Resumo de leitura de Crítica da razão negra (2014) de Achille Mbembe
A Crítica da razão negra (2014) faz parte de uma série de escritos de Achille Mbembe durante a sua estadia na Universidade de Witwatersrand, em Joanesburgo, na África do sul. O autor traz o conteúdo para a forma como “um rio com múltiplos afluentes”(Mbembe, 2014, 9), num estilo literário fluido de leitura agradável em que as conexões intrincadas ganham sentido na sua complexidade intrínseca. O livro, traduzido do francês, publicado pela editora Antígona, está organizado em seis capítulos onde, através de abordagens cruzando várias áreas dos saberes, o autor expõe um pensamento crítico sobre “a vida, o semelhante e o dissemelhante, o excedente e o comum” (Mbembe, 2014, 21-22).
Escrever uma crítica da razão negra é uma tarefa de titã. Principalmente porque, além da erudição necessária para navegar pela história do mundo através dos séculos, implica não só questionar ideias, paradigmas, modelos, representações que envolvem a pegada persistente do ocidente, do discurso do colonizador, mas também a sua expressão profundamente masculina. Assim, em último reflexo genuíno, é um discurso – ferida-herança do pensamento ocidental – significativamente no masculino que se imiscui na escrita de Mbembe. O desconforto trazido pelo uso de um único género, muito mais do que fazer surgir a minha feminidade, trouxe-me à memória as mães que “apertavam os outros filhos nos braços e lançavam-se com eles de bruços, recebendo feridas, com pouca piedade de suas carnes, para lhes não serem retirados(...)” descritas por Zurara [1] na Crónica da Guiné (1453). Contudo, Mbembe oferta-nos sem dúvida um pensamento pleno com ideias e reflexões que estimulam tanto a leitura, como o fervilhar do cogitar.
Partindo do pressuposto - que me parece demasiado geral e até controverso e que requereria uma análise em termos de reposicionamento e reformulação do desejo de supremacia do Ocidente - de que a “Europa deixou de ser o centro de gravidade do mundo”(Mbembe, 2014, 9), o autor aborda a razão Negra, colocando-a em três momentos históricos, políticos e económicos: primeiro, do século XV ao XIX, o momento da espoliação organizada, ou a escravatura, onde o Negro, enquanto raça, é formulado como moeda de troca do capitalismo; segundo, no final do século XVIII, o momento da articulação de uma linguagem, ou a descolonização, quando o Negro se liberta e cria os seus mecanismos de liberdade com base no existente; e, terceiro, no início do século XXI, o momento da globalização dos mercados e privatização do mundo, ou neoliberalismo, onde todas as pessoas acabam por ser moeda de troca no mercado e onde já não há propriamente “trabalhadores, mas nómadas do trabalho”(Mbembe, 2014, 14), mas um Corpo a gerir. Nestes três momentos, em que um destino comum se deixa esboçar, reside o devir negro do mundo como integrando as novas relações, enquanto categoria abrangente, envolvendo a formulação de comunidades e a “construção do comum” (Mbembe, 2014, 305).

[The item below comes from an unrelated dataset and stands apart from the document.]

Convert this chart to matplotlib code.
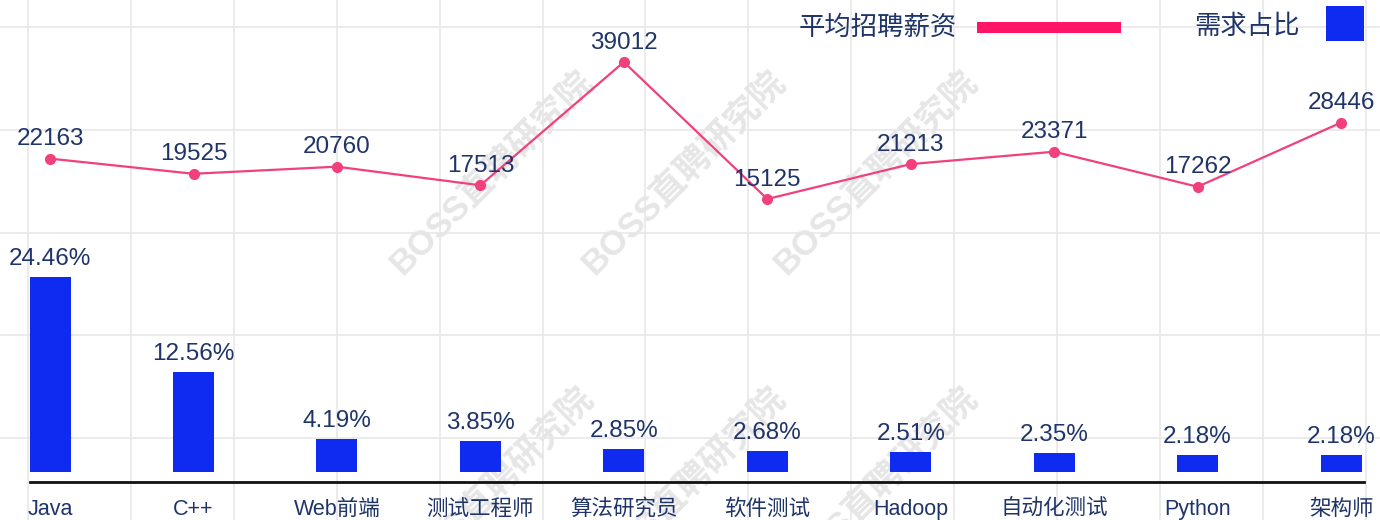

Se uma reflexão crítica da razão negra é necessária, o autor aponta umas dicas que encaminham também para uma reflexão importante sobre o pensamento ocidental no sentido em que este, partindo do ponto de vista do seu próprio espelho, sempre se desligou da perspectiva de uma co-pertença. Um dos problemas do Ocidente parece ser uma derivação de um velho mito: o complexo de Narciso. De tanto se contemplar à luz do seu próprio espelho, o Ocidente caiu no espelho onde persiste em permanecer. Dai também ser necessária uma crítica lúcida da razão branca ou da nossa “palidez mal cozida”, como formulou Sartre [2], desconstruindo a noção da cor das raças, à luz de uma amizade partilhada, como podemos entrever na recente publicação o Comité Invisível em “Aos nossos amigos”[3]. Neste contexto, para poder abordar a razão negra, o autor revisita termos e conceitos forjados e construídos no quadro das representações ocidentais, assim como o discurso anticolonialista elaborado em torno de raça/racismo, Negro, África, mas também uma noção mais complexa e fluída, visitada através da concepção do Tempo na literatura africana, como noção central ao estar e ser para o Mundo, que de certa forma se cruza com o nosso devir partilhado.
NOTAS
[1]
Gomes Eanes de Zurara (c. 1420-1473/74) foi cronista do Infante D. Henrique, de quem fez o panegírico na Crónica da Guiné (s.d, pp146-147). (s.l.): Livraria Civilização.
[2]
“Orphée Noir” (p.XI), in Léopold Sédar Senghor (2002 [1948]). Anthologie de la nouvelle poésie nègre et malgache de langue française. Paris: PUF.
[3]
Comité invisível (2015). Aos nossos amigos. (s.l.): Edições Antipáticas.